Opini Ditulis Oleh: M. Agung Laksono (Aktivis Kota Cilegon)
CILEGON – Krakatau Steel (Persero) Tbk (KRAS) mengumumkan Laba Bersih perseroan sebesar USD 24 juta untuk periode 9 bulan yang berakhir 30 September 2025 atau Quartal 3.
Namun, angka tersebut adalah Laba Semu yang menutup rapat-rapat kelemahan fundamental BUMN baja strategis ini.
Publik dan pemegang saham diminta bertepuk tangan atas pembalikan dari rugi menjadi untung.
Padahal, jika dianalisis lebih dalam, kinerja inti KRAS masih berada dalam kondisi yang memprihatinkan dan mengkhawatirkan.
Kritik utama penulis amat sederhana: Laba Bersih KRAS tidak datang dari aktivitas utamanya. Data laporan keuangan menunjukkan bahwa laba ini didorong oleh pos non-operasional masif, yaitu “Keuntungan (kerugian) lainnya (bersih)” yang menyumbang lebih dari USD 155 juta.
Keuntungan dari pos ini adalah penyelamat akuntansi yang luar biasa
Tanpa adanya ‘keajaiban’ non-operasional ini, KRAS akan kembali mencatat kerugian besar, melanjutkan tren buruk tahun-tahun sebelumnya.
Faktanya, Laba Usaha (Operating Profit) KRAS, yang mencerminkan keuntungan murni dari penjualan baja, masih berada dalam zona negatif. Ini adalah indikator paling jujur bahwa perusahaan ini, hingga kini, belum mampu menutupi biaya operasionalnya sendiri.
Ini adalah praktik akuntansi yang secara etika patut dipertanyakan, meskipun secara regulasi mungkin legal. Laba yang dihasilkan tidak berkelanjutan, dan hanya berfungsi sebagai kosmetik finansial untuk memberikan citra “sehat” di hadapan publik dan politik.
Sebagai BUMN strategis yang mengelola aset negara, kualitas laba KRAS sangat penting.
Laba yang bergantung pada transaksi non-operasional (apakah itu keuntungan dari modifikasi utang besar atau penjualan aset) adalah Laba Sekali Jadi. Laba ini tidak akan terulang, dan membuat performa KRAS di periode mendatang akan kembali rentan.
Pemerintah melalui Danantara dan direksi harus jujur kepada rakyat
Fokus pada Laba Bersih telah mengalihkan perhatian dari pekerjaan rumah yang sesungguhnya, yakni memperbaiki efisiensi dan daya saing.

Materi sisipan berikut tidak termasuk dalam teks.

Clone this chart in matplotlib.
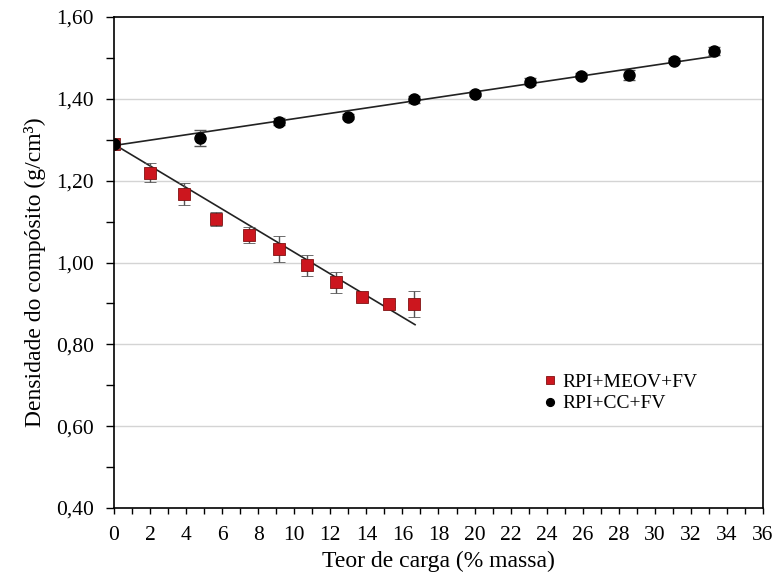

Laporan keuangan menunjukkan bahwa Beban Pokok Penjualan (COGS) naik lebih cepat dari Penjualan Bersih, mengakibatkan penurunan margin laba bruto. Ini adalah sinyal bahaya serius. Ini menunjukkan inefisiensi yang parah dalam mengendalikan biaya bahan baku dan energi, masalah klasik yang membuat baja Indonesia tidak kompetitif.
Dari penilaian tersebut di atas, penulis berharap agar Danantara melakukan tiga hal fundamental:
1. Transparansi Penuh: Jelaskan secara rinci dan terbuka kepada publik, apa saja komponen rinci dari “Keuntungan (kerugian) lainnya” yang bernilai ratusan juta dolar tersebut. Publik berhak tahu asal-usul keuntungan yang bukan dari menjual baja.

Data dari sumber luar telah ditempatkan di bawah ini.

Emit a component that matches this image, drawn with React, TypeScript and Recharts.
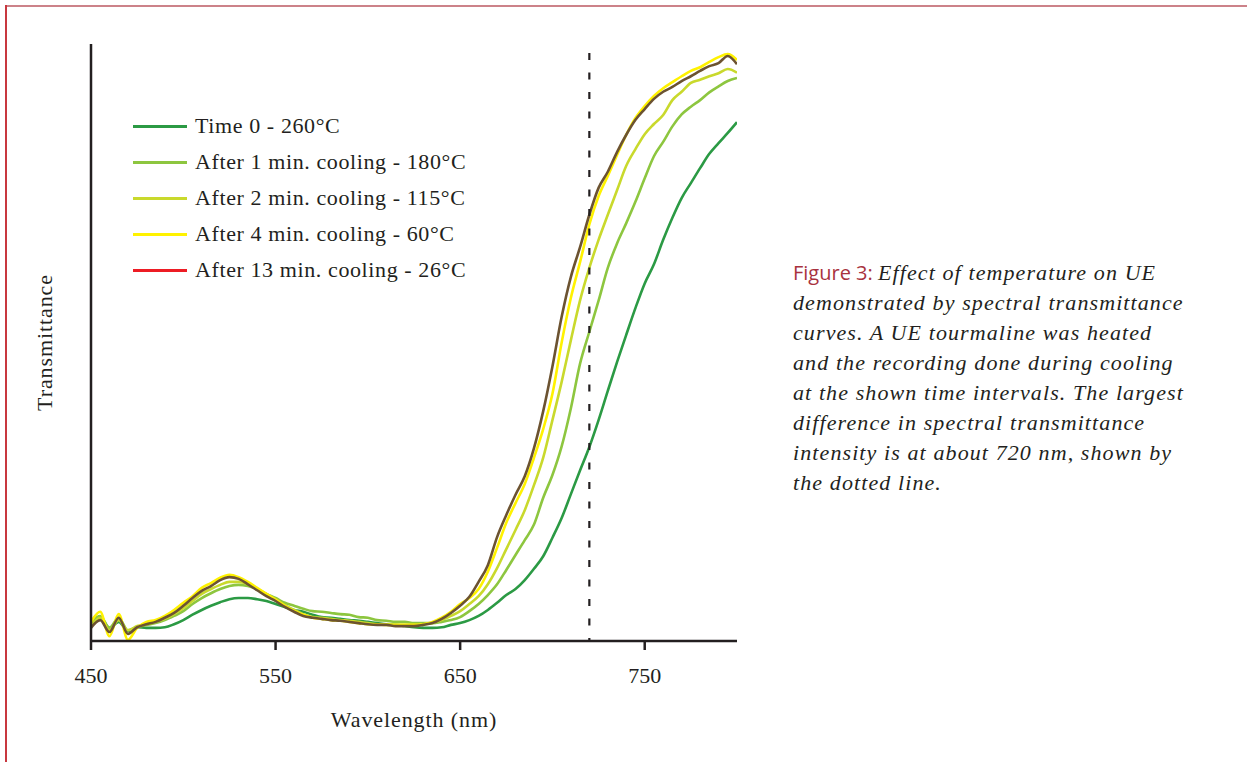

2. Laba Usaha Wajib Positif: Hentikan upaya mempercantik laporan. Target utama BUMN harus diarahkan untuk membuat Laba Usaha kembali positif secara berkelanjutan.
3. Audit Kinerja Biaya: Lakukan audit menyeluruh dan ketat terhadap efisiensi rantai pasokan dan biaya produksi. Selama kita tidak bisa memproduksi baja secara efisien, selama itu pula KRAS akan menjadi beban dan risiko bagi keuangan negara.
4. Percepat Restrukturisasi khususnya dengan merombak Direksi Krakatau steel dan Group.
Singkatnya, keberhasilan KRAS tidak diukur dari seberapa banyak aset yang bisa dilepas atau seberapa besar keuntungan non-operasional yang bisa dicatat. Keberhasilan di mata rakyat diukur dari kemampuan BUMN ini menjadi produsen baja yang kuat, efisien, dan berkelanjutan, berdiri kokoh di atas kaki sendiri. Saat ini, KRAS masih jauh dari harapan tersebut. (***)
Penulis M. Agung Laksono, adalah warga Cilegon eks DPP GMNI.